Some environmental changes can be easily seen (eg droughts and bushfires). However, many are less evident as they occur over a long time (climate change); in remote areas (eg feral camels); under the ground (eg historic pollution); in the sea (eg ocean acidification); and in the atmosphere (eg ozone-layer depletion).
The large and complex natural systems in which these changes take place make them even more challenging to observe and understand. Such systems include the climate, cycles of carbon, water and nitrogen, and ecosystems.
For these reasons, many countries are undertaking systematic studies of environmental conditions to help them make informed decisions in response to environmental changes and associated impacts.
One broadly used method to provide a consolidated perspective on environmental change is a periodic state of the environment report (SOER).
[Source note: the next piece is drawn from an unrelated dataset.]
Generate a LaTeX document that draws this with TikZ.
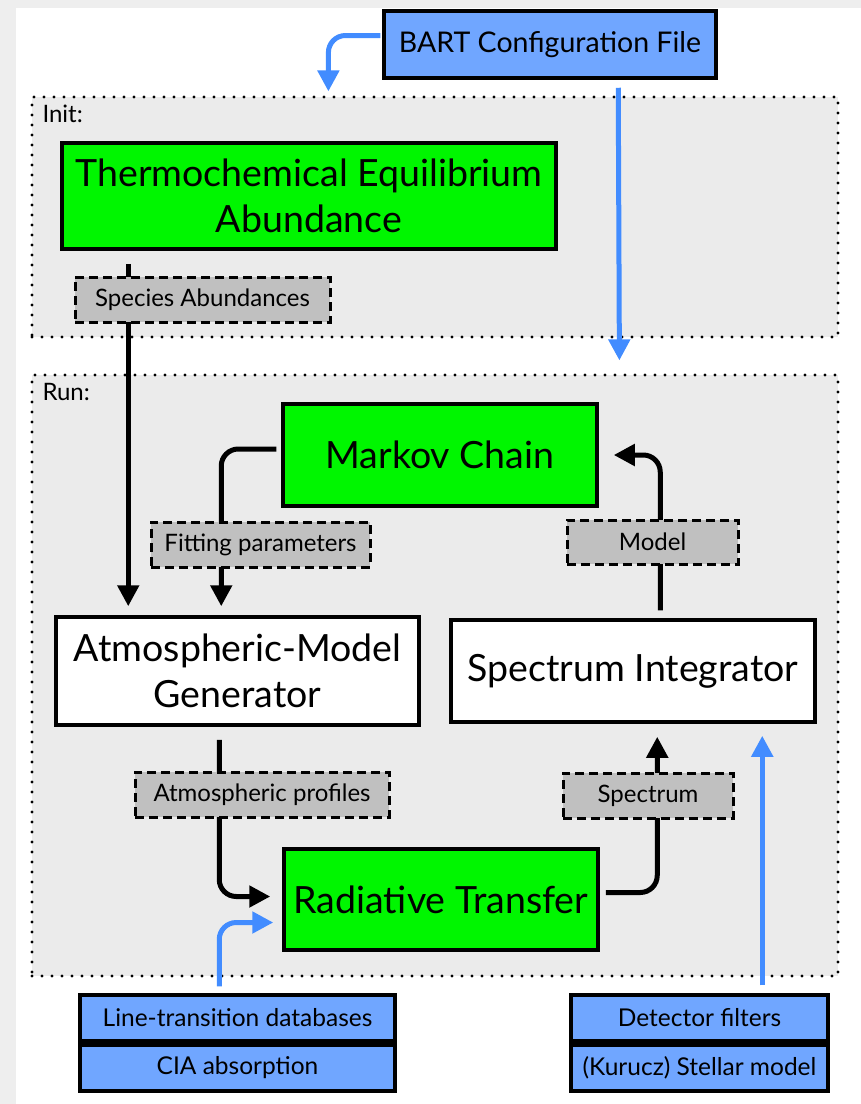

International bodies such as the Organisation for Economic Cooperation and Development (OECD) encourages its member countries to each produce a regular SOER. To assist with this, the OECD has developed a range of methods, and it also carries out its own formal reviews of member countries. The first OECD environmental performance review for Australia was published in 1998, the second in 2007 and the next is due for release in 2019.
State of the environment reports provide information about changes and trends in environmental conditions in the same way as economic indicators are used to report on the state of the economy.
Every 5 years, the EPA undertakes a review of the condition of SA's environment. The aim is to inform the SA Government and all South Australians of the current state of the environment and long-term environmental trends, and to highlight issues that can potentially prevent us achieving our environmental goals.